* DESCRIPTION OF THE TASK *
Retype every line from the start of the data down to and including the line with "plt.rcParams['font.family'] = ['Liberation". Skip the pictures.

= = =

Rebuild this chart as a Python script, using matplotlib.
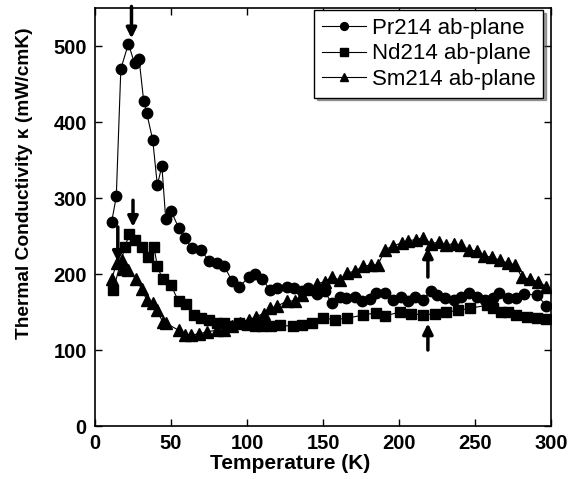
import numpy as np
import matplotlib.pyplot as plt

plt.rcParams['font.family'] = ['Liberation Sans', 'DejaVu Sans']

# Pr214 ab-plane (circles)
pr_T = [11, 14, 17, 22, 26, 29, 32, 34, 38, 41, 44, 46.5, 50, 55, 59, 64, 70, 75, 80, 85,
        90, 95, 101, 105, 110, 115, 120, 126, 131, 136, 140, 146, 151, 155.7, 161, 165, 171,
        175.5, 181, 185, 191, 196, 201, 206, 210.5, 215.6, 221, 225, 230, 236, 241, 246,
        251, 256.6, 261.6, 266, 272, 277, 282, 291, 297]
pr_k = [269, 302, 470, 503, 477, 483, 428, 412, 376, 317, 342, 273, 283, 261, 247, 234, 231,
        217, 214, 211, 191, 183, 196, 200, 194, 179, 181, 183, 181, 177, 181, 174, 177, 162,
        170, 169, 170, 164, 167, 175, 175, 166, 170, 164, 170, 166, 178, 172, 168, 166, 170,
        175, 170, 166, 168, 175, 168, 168, 174, 172, 158]

# Nd214 ab-plane (squares)
nd_T = [12, 19.7, 22.5, 26.3, 30.7, 35, 38.8, 41, 44.5, 49.8, 55, 60, 65, 70, 75, 80, 85,
        90, 95, 100, 105, 110, 116, 122, 130, 136, 143, 150, 158, 166, 176.6, 185, 191,
        200.7, 208, 216, 224, 231, 239, 247, 258, 262, 267, 272, 277, 284, 290.6, 297]
nd_k = [179, 236, 252, 245, 236, 223, 236, 210, 193, 186, 164, 160, 146, 142, 139, 135, 135,
        131, 135, 133, 132, 131, 131, 133, 131, 133, 136, 142, 140, 142, 146, 149, 145,
        150, 148, 146, 148, 150, 152, 155, 159, 155, 150, 150, 146, 144, 142, 141]

# Sm214 ab-plane (triangles)
sm_T = [11, 14.3, 17.5, 18.6, 22, 26.8, 30.7, 34, 38, 40.6, 44.5, 47, 55, 59, 63, 68.5, 73.5,
        80, 85, 90, 95.6, 101, 106, 111, 115, 120, 126, 131.6, 136, 141, 146, 151, 156, 161,
        165.6, 171, 176.5, 181.5, 186, 191, 196, 201.8, 206, 211, 216, 221, 226, 231, 236,
        241, 246, 251, 256, 261, 266.4, 272, 276.6, 280.7, 286, 291.7, 297]
sm_k = [194, 214, 219, 207, 205, 194, 180, 166, 162, 153, 137, 135, 126, 120, 120, 121, 124,
        126, 126, 131, 135, 139, 144, 148, 155, 158, 164, 165, 172, 180, 187, 190, 196, 192,
        201, 204, 210, 212, 212, 232, 237, 241, 244, 245, 248, 240, 242, 238, 240, 238, 232,
        230, 224, 222, 218, 214, 212, 196, 193, 190, 183]

# arrows: (T, kappa tail, kappa head)
arrows = [(24, 552, 510), (25, 297, 262), (15, 262, 216), (219, 196, 235), (219, 100, 135)]

fig = plt.figure(figsize=(5.85, 4.79), dpi=100)
ax = fig.add_axes([0.1624, 0.1106, 0.7795, 0.8727])

ax.plot(pr_T, pr_k, '-', color='black', lw=0.8, marker='o', ms=7.5, label='Pr214 ab-plane')
ax.plot(nd_T, nd_k, '-', color='black', lw=0.8, marker='s', ms=7, label='Nd214 ab-plane')
ax.plot(sm_T, sm_k, '-', color='black', lw=0.8, marker='^', ms=8, label='Sm214 ab-plane')

for t, k0, k1 in arrows:
    ax.annotate('', xy=(t, k1), xytext=(t, k0),
                arrowprops=dict(arrowstyle='-|>', lw=2.5, color='black', mutation_scale=15,
                                shrinkA=0, shrinkB=0))

ax.set_xlim(0, 300)
ax.set_ylim(0, 550)
ax.set_xticks([0, 50, 100, 150, 200, 250, 300])
ax.set_yticks([0, 100, 200, 300, 400, 500])
ax.tick_params(direction='in', top=True, right=True, length=5, width=1, labelsize=14.5, pad=6)
for lab in ax.get_xticklabels() + ax.get_yticklabels():
    lab.set_fontweight('bold')
ax.set_xlabel('Temperature (K)', fontsize=15, fontweight='bold', labelpad=2)
ax.xaxis.set_label_coords(0.428, -0.068)
ax.set_ylabel('Thermal Conductivity κ (mW/cmK)', fontsize=13.8, fontweight='bold')
ax.yaxis.set_label_coords(-0.135, 0.58)
for s in ax.spines.values():
    s.set_linewidth(1.2)

leg = ax.legend(loc='upper right', bbox_to_anchor=(0.983, 0.995), fontsize=16, frameon=True,
                fancybox=False, shadow=True, edgecolor='black', handlelength=2.0,
                handletextpad=0.25, borderpad=0.35, labelspacing=0.2, borderaxespad=0,
                markerscale=0.75)
leg.get_frame().set_linewidth(1.0)

fig.savefig('out.png', dpi=100)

= = =

* EXERCISE SOLUTION *
Rebuild this chart as a Python script, using matplotlib.
import numpy as np
import matplotlib.pyplot as plt

plt.rcParams['font.family'] = ['Liberation Sans', 'DejaVu Sans']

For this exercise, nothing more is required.